▶ _EXERCISE REQUIREMENTS_: Write out each line exactly as it stands, please.

(Data extracted from a collection)
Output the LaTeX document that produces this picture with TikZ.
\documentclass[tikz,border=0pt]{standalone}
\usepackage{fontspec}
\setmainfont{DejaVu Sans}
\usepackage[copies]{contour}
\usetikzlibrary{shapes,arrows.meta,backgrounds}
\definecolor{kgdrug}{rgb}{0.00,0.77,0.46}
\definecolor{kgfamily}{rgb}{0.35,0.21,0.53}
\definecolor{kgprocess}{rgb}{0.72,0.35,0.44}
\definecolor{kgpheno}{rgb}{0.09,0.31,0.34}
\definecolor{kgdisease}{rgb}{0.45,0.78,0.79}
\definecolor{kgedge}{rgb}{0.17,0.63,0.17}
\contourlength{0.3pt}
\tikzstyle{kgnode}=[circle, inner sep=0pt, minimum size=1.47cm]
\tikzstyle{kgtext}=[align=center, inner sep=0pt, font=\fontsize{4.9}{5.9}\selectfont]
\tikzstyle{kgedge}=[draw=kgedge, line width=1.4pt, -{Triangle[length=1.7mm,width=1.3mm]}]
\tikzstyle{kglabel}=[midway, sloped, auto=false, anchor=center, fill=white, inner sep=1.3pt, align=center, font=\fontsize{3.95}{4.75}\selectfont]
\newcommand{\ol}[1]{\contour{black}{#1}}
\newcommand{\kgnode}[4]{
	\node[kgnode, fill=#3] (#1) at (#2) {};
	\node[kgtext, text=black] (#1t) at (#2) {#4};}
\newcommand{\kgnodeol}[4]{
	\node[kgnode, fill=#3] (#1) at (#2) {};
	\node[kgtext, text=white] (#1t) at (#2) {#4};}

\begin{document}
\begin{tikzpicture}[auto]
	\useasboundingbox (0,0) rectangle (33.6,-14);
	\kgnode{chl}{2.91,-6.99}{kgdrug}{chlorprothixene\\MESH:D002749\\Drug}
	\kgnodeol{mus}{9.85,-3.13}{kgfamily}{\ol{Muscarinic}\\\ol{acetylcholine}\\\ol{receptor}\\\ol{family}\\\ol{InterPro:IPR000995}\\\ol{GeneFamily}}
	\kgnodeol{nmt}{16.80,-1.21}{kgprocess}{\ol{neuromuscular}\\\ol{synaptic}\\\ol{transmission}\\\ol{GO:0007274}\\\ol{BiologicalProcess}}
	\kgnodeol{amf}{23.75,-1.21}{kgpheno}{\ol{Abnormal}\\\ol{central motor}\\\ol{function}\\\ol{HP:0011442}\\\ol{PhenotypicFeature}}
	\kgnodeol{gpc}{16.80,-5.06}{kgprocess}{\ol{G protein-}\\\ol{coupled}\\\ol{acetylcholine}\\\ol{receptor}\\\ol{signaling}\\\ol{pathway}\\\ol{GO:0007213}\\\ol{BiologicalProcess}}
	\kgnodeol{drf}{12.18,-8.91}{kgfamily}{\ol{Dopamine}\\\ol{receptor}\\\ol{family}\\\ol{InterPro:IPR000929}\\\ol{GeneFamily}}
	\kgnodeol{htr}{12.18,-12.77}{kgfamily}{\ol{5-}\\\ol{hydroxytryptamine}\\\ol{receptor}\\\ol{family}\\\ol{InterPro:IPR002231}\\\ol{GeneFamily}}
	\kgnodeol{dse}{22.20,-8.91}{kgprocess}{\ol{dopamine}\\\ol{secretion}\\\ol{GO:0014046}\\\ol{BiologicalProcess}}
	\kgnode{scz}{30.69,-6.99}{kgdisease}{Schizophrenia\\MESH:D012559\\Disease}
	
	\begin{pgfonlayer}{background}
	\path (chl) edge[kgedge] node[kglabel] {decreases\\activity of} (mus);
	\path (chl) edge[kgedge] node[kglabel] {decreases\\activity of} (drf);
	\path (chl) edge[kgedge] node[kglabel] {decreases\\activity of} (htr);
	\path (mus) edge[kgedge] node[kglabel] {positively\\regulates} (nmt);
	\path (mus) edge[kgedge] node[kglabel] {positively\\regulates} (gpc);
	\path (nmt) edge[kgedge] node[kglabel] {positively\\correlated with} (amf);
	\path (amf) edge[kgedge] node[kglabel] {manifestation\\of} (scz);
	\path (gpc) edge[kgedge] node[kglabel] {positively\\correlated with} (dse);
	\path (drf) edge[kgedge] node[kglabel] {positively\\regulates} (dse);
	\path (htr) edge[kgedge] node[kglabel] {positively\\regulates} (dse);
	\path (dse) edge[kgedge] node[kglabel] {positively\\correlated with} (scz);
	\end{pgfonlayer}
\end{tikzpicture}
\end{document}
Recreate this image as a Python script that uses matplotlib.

▶ _THE SOLUTION_:
Output the LaTeX document that produces this picture with TikZ.
\documentclass[tikz,border=0pt]{standalone}
\usepackage{fontspec}
\setmainfont{DejaVu Sans}
\usepackage[copies]{contour}
\usetikzlibrary{shapes,arrows.meta,backgrounds}
\definecolor{kgdrug}{rgb}{0.00,0.77,0.46}
\definecolor{kgfamily}{rgb}{0.35,0.21,0.53}
\definecolor{kgprocess}{rgb}{0.72,0.35,0.44}
\definecolor{kgpheno}{rgb}{0.09,0.31,0.34}
\definecolor{kgdisease}{rgb}{0.45,0.78,0.79}
\definecolor{kgedge}{rgb}{0.17,0.63,0.17}
\contourlength{0.3pt}
\tikzstyle{kgnode}=[circle, inner sep=0pt, minimum size=1.47cm]
\tikzstyle{kgtext}=[align=center, inner sep=0pt, font=\fontsize{4.9}{5.9}\selectfont]
\tikzstyle{kgedge}=[draw=kgedge, line width=1.4pt, -{Triangle[length=1.7mm,width=1.3mm]}]
\tikzstyle{kglabel}=[midway, sloped, auto=false, anchor=center, fill=white, inner sep=1.3pt, align=center, font=\fontsize{3.95}{4.75}\selectfont]
\newcommand{\ol}[1]{\contour{black}{#1}}
\newcommand{\kgnode}[4]{
	\node[kgnode, fill=#3] (#1) at (#2) {};
	\node[kgtext, text=black] (#1t) at (#2) {#4};}
\newcommand{\kgnodeol}[4]{
	\node[kgnode, fill=#3] (#1) at (#2) {};
	\node[kgtext, text=white] (#1t) at (#2) {#4};}

\begin{document}
\begin{tikzpicture}[auto]
	\useasboundingbox (0,0) rectangle (33.6,-14);
	\kgnode{chl}{2.91,-6.99}{kgdrug}{chlorprothixene\\MESH:D002749\\Drug}
	\kgnodeol{mus}{9.85,-3.13}{kgfamily}{\ol{Muscarinic}\\\ol{acetylcholine}\\\ol{receptor}\\\ol{family}\\\ol{InterPro:IPR000995}\\\ol{GeneFamily}}
	\kgnodeol{nmt}{16.80,-1.21}{kgprocess}{\ol{neuromuscular}\\\ol{synaptic}\\\ol{transmission}\\\ol{GO:0007274}\\\ol{BiologicalProcess}}
	\kgnodeol{amf}{23.75,-1.21}{kgpheno}{\ol{Abnormal}\\\ol{central motor}\\\ol{function}\\\ol{HP:0011442}\\\ol{PhenotypicFeature}}
	\kgnodeol{gpc}{16.80,-5.06}{kgprocess}{\ol{G protein-}\\\ol{coupled}\\\ol{acetylcholine}\\\ol{receptor}\\\ol{signaling}\\\ol{pathway}\\\ol{GO:0007213}\\\ol{BiologicalProcess}}
	\kgnodeol{drf}{12.18,-8.91}{kgfamily}{\ol{Dopamine}\\\ol{receptor}\\\ol{family}\\\ol{InterPro:IPR000929}\\\ol{GeneFamily}}
	\kgnodeol{htr}{12.18,-12.77}{kgfamily}{\ol{5-}\\\ol{hydroxytryptamine}\\\ol{receptor}\\\ol{family}\\\ol{InterPro:IPR002231}\\\ol{GeneFamily}}
	\kgnodeol{dse}{22.20,-8.91}{kgprocess}{\ol{dopamine}\\\ol{secretion}\\\ol{GO:0014046}\\\ol{BiologicalProcess}}
	\kgnode{scz}{30.69,-6.99}{kgdisease}{Schizophrenia\\MESH:D012559\\Disease}
	
	\begin{pgfonlayer}{background}
	\path (chl) edge[kgedge] node[kglabel] {decreases\\activity of} (mus);
	\path (chl) edge[kgedge] node[kglabel] {decreases\\activity of} (drf);
	\path (chl) edge[kgedge] node[kglabel] {decreases\\activity of} (htr);
	\path (mus) edge[kgedge] node[kglabel] {positively\\regulates} (nmt);
	\path (mus) edge[kgedge] node[kglabel] {positively\\regulates} (gpc);
	\path (nmt) edge[kgedge] node[kglabel] {positively\\correlated with} (amf);
	\path (amf) edge[kgedge] node[kglabel] {manifestation\\of} (scz);
	\path (gpc) edge[kgedge] node[kglabel] {positively\\correlated with} (dse);
	\path (drf) edge[kgedge] node[kglabel] {positively\\regulates} (dse);
	\path (htr) edge[kgedge] node[kglabel] {positively\\regulates} (dse);
	\path (dse) edge[kgedge] node[kglabel] {positively\\correlated with} (scz);
	\end{pgfonlayer}
\end{tikzpicture}
\end{document}
Recreate this image as a Python script that uses matplotlib.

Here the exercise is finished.